§ **What is asked**
Where a line of the material contains the string "diagram", copy that line.

* begin *

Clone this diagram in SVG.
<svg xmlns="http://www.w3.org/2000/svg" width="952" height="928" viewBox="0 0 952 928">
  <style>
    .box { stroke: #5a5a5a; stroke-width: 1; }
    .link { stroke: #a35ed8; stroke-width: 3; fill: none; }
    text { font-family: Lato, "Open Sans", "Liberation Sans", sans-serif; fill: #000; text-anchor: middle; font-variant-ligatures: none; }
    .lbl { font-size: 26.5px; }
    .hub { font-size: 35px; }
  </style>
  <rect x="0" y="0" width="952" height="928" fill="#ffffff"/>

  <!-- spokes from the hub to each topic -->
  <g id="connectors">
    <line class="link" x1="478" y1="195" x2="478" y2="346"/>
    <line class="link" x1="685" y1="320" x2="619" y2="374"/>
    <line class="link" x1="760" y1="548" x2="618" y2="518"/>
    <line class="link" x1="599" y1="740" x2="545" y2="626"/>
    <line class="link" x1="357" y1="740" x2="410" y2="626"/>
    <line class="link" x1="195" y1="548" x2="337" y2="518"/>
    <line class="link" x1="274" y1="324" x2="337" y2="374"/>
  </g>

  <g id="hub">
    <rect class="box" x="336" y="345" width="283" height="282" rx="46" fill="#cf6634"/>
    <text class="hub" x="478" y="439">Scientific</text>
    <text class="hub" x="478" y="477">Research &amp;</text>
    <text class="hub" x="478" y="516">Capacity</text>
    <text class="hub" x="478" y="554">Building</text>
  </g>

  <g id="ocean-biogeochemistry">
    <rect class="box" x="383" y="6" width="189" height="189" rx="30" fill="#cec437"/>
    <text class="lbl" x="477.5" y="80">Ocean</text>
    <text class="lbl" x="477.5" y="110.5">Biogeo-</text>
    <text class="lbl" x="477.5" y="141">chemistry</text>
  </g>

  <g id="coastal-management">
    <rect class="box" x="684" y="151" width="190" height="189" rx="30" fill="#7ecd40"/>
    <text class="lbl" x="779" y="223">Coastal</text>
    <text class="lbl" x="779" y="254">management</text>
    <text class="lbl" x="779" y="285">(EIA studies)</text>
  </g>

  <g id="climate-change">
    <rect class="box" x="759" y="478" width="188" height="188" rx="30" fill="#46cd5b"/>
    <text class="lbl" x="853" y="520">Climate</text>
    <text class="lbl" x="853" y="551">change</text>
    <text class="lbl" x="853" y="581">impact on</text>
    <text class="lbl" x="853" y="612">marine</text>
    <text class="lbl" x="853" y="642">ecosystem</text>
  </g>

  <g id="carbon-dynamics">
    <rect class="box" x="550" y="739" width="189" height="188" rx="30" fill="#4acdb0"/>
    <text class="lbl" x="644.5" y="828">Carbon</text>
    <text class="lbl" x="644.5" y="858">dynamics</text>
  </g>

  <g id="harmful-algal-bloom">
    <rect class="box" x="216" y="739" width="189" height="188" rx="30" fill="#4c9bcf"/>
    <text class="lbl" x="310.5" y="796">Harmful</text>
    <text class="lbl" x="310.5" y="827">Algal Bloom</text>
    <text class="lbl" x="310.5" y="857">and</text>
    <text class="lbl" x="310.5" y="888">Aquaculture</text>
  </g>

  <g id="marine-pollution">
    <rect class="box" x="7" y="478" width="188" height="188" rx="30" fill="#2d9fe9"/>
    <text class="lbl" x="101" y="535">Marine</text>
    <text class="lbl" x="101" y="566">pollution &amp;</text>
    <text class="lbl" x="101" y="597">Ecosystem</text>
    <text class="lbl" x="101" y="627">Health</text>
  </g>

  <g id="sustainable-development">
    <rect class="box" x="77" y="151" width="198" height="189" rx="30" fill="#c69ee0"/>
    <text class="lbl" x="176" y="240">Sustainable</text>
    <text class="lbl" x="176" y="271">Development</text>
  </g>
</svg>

* end *
* begin *

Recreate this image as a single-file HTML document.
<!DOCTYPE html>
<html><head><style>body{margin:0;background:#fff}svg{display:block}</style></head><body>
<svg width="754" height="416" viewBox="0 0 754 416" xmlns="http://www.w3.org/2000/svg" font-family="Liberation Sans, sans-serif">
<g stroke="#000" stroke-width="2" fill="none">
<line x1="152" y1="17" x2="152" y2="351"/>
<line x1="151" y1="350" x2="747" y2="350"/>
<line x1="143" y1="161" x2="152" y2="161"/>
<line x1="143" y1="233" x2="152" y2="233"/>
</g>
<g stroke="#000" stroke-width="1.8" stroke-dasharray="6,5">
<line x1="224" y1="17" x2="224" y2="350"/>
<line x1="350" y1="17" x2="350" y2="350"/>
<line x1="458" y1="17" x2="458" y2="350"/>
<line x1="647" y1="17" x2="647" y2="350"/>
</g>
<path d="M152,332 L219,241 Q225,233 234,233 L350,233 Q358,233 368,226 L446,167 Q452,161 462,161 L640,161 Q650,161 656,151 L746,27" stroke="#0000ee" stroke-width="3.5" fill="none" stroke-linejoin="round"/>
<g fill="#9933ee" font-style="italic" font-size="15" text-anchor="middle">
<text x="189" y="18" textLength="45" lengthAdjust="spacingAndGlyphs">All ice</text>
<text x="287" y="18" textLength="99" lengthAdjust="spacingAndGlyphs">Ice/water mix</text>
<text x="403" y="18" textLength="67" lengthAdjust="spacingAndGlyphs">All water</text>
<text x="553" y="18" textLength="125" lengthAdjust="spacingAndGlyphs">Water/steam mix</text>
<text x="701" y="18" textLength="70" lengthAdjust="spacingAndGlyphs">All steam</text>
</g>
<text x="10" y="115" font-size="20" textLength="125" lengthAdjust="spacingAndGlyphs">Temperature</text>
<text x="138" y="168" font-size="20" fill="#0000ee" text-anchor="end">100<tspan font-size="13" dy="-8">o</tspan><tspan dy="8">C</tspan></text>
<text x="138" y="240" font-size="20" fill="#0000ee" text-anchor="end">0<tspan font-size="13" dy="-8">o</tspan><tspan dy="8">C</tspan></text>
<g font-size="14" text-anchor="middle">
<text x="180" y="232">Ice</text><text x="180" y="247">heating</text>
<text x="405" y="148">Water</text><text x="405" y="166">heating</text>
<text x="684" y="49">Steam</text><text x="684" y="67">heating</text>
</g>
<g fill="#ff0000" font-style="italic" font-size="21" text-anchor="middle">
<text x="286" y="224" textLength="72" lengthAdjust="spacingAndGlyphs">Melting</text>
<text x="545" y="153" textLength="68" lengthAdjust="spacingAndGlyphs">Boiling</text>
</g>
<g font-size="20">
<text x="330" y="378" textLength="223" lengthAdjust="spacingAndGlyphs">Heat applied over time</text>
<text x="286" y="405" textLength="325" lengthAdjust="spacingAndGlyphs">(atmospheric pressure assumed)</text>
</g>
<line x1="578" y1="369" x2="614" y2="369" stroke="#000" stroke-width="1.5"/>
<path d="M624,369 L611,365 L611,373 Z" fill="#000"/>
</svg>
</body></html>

* end *
* begin *

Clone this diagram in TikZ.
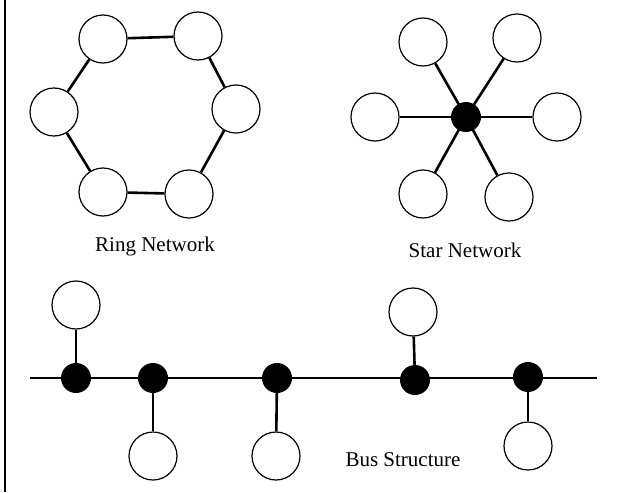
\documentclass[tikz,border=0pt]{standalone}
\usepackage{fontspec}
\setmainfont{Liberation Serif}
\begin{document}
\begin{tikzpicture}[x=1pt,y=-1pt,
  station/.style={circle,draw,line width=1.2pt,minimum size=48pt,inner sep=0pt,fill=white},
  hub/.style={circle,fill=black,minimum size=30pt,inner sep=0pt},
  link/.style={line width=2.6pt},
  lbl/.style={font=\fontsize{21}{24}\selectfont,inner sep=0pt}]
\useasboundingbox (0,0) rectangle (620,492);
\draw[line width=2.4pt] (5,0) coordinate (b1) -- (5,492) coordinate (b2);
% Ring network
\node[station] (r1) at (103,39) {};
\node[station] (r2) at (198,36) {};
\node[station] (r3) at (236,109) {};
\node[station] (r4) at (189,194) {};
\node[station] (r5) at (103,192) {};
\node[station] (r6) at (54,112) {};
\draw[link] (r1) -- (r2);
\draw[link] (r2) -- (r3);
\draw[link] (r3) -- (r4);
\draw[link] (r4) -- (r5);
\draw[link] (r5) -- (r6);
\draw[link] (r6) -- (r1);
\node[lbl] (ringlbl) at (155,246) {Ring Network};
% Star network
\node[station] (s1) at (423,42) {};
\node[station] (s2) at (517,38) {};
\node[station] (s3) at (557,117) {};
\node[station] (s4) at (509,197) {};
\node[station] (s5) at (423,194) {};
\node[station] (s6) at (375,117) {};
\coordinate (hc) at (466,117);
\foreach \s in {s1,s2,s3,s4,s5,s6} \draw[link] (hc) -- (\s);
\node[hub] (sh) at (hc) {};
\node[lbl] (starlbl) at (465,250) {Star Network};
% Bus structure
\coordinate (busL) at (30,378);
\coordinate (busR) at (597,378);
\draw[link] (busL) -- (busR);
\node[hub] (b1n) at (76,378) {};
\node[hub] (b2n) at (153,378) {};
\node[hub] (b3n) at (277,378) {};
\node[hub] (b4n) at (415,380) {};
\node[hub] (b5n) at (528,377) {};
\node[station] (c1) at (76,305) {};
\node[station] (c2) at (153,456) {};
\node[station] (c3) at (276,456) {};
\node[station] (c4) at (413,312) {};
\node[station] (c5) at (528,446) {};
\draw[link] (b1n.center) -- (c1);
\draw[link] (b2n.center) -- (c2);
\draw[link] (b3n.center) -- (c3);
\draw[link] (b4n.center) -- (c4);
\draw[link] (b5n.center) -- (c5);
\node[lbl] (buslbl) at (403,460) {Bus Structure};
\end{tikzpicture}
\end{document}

* end *

§ **Reply to the task**
Clone this diagram in SVG.
Clone this diagram in TikZ.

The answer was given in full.